DESCRIPTION OF THE TASK: Locate the word "React" in the material, then show every line that holds it.
begin RECORD SET
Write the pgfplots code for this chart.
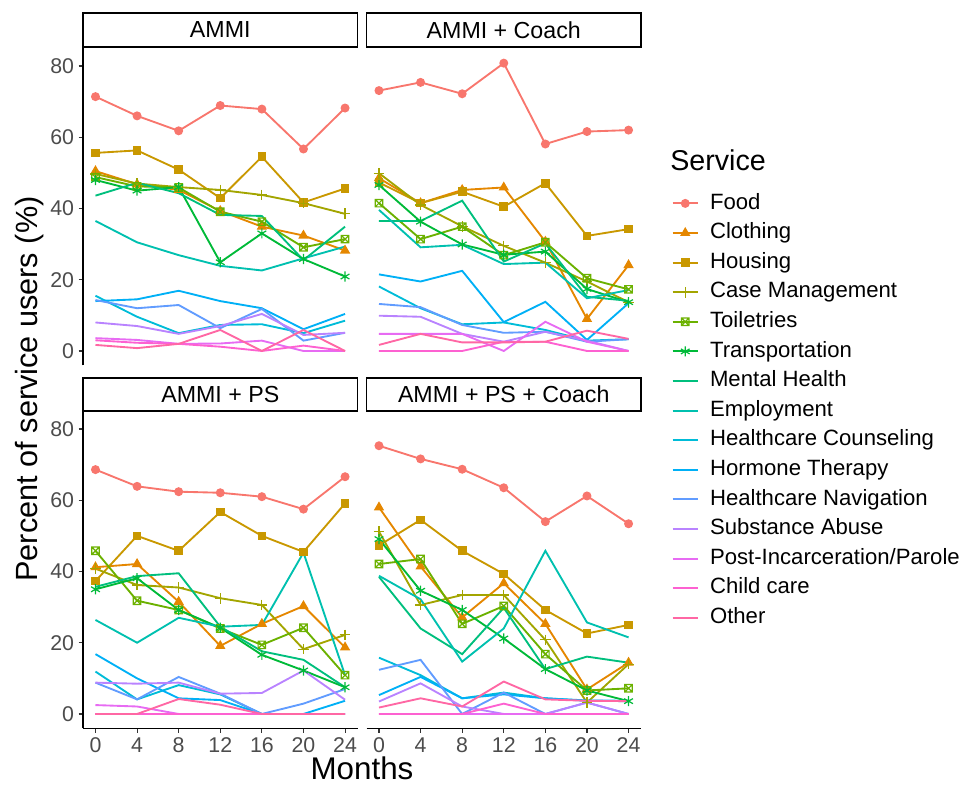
end RECORD SET
begin RECORD SET
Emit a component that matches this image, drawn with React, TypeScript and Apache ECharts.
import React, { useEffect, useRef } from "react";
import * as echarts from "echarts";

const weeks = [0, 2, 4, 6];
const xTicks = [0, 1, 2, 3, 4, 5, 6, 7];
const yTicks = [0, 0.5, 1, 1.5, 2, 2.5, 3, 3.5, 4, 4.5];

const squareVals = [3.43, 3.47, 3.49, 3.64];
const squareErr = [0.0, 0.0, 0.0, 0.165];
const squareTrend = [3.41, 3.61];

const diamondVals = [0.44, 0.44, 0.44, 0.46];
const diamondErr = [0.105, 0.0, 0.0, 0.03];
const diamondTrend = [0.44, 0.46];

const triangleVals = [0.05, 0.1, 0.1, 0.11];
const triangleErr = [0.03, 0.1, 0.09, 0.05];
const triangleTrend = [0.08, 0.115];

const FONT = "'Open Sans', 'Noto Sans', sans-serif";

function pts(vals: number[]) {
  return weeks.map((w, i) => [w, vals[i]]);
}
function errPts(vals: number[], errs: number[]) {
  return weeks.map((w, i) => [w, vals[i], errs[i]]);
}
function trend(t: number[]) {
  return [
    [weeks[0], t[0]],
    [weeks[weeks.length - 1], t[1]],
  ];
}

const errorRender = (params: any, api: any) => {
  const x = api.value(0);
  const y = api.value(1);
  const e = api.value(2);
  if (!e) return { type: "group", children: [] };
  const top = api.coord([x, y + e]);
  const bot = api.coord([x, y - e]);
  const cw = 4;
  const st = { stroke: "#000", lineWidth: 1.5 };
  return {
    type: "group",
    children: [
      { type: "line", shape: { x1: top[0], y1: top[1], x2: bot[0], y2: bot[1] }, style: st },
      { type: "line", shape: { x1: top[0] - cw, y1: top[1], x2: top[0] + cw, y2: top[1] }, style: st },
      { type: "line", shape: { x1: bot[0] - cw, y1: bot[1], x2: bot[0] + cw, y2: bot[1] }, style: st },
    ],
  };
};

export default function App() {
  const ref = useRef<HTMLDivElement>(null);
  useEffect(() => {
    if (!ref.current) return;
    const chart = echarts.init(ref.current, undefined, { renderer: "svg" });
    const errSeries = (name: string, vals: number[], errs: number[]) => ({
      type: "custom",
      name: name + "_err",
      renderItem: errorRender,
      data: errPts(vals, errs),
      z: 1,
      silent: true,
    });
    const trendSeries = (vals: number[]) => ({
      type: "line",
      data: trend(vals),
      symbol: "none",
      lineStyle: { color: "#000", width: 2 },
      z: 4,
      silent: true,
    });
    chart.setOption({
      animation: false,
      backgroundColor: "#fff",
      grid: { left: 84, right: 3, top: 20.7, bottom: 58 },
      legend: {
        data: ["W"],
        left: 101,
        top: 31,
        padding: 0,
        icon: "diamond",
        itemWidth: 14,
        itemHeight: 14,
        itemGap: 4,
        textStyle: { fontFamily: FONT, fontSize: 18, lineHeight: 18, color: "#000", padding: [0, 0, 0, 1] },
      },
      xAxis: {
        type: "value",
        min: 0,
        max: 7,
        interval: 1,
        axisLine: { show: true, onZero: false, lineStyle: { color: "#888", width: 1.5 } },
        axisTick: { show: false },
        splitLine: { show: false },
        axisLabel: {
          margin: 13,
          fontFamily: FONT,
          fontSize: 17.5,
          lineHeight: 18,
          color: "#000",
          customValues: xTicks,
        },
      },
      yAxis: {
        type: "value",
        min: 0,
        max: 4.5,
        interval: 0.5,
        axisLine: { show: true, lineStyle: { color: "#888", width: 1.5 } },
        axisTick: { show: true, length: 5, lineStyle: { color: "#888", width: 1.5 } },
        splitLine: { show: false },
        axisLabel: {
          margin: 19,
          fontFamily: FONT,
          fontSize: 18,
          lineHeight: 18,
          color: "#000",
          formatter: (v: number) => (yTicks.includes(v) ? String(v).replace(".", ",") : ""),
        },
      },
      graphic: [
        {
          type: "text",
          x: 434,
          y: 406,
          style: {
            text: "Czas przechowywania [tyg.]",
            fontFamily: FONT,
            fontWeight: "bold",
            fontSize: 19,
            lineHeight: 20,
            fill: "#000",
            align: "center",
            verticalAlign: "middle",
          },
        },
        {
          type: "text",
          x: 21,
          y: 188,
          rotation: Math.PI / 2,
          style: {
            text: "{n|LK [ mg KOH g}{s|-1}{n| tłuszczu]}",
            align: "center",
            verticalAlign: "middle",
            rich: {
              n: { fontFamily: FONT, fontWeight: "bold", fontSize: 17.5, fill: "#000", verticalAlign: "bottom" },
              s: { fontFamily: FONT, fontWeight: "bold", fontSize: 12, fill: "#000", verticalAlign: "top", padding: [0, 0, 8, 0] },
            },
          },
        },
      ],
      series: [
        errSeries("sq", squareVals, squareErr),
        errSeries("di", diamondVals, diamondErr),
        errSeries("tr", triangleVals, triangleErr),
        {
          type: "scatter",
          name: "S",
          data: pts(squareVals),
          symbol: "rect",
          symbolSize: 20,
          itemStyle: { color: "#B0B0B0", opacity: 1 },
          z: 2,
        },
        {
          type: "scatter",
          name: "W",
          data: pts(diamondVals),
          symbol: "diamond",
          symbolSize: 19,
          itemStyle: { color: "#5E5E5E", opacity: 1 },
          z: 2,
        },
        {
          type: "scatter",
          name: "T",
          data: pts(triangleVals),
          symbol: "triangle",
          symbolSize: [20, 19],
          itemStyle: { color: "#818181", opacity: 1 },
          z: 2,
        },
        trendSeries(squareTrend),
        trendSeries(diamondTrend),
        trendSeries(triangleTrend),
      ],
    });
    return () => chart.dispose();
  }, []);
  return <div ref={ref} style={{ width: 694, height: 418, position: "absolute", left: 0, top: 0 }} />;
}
end RECORD SET
WRITTEN SOLUTION:
Emit a component that matches this image, drawn with React, TypeScript and Apache ECharts.
import React, { useEffect, useRef } from "react";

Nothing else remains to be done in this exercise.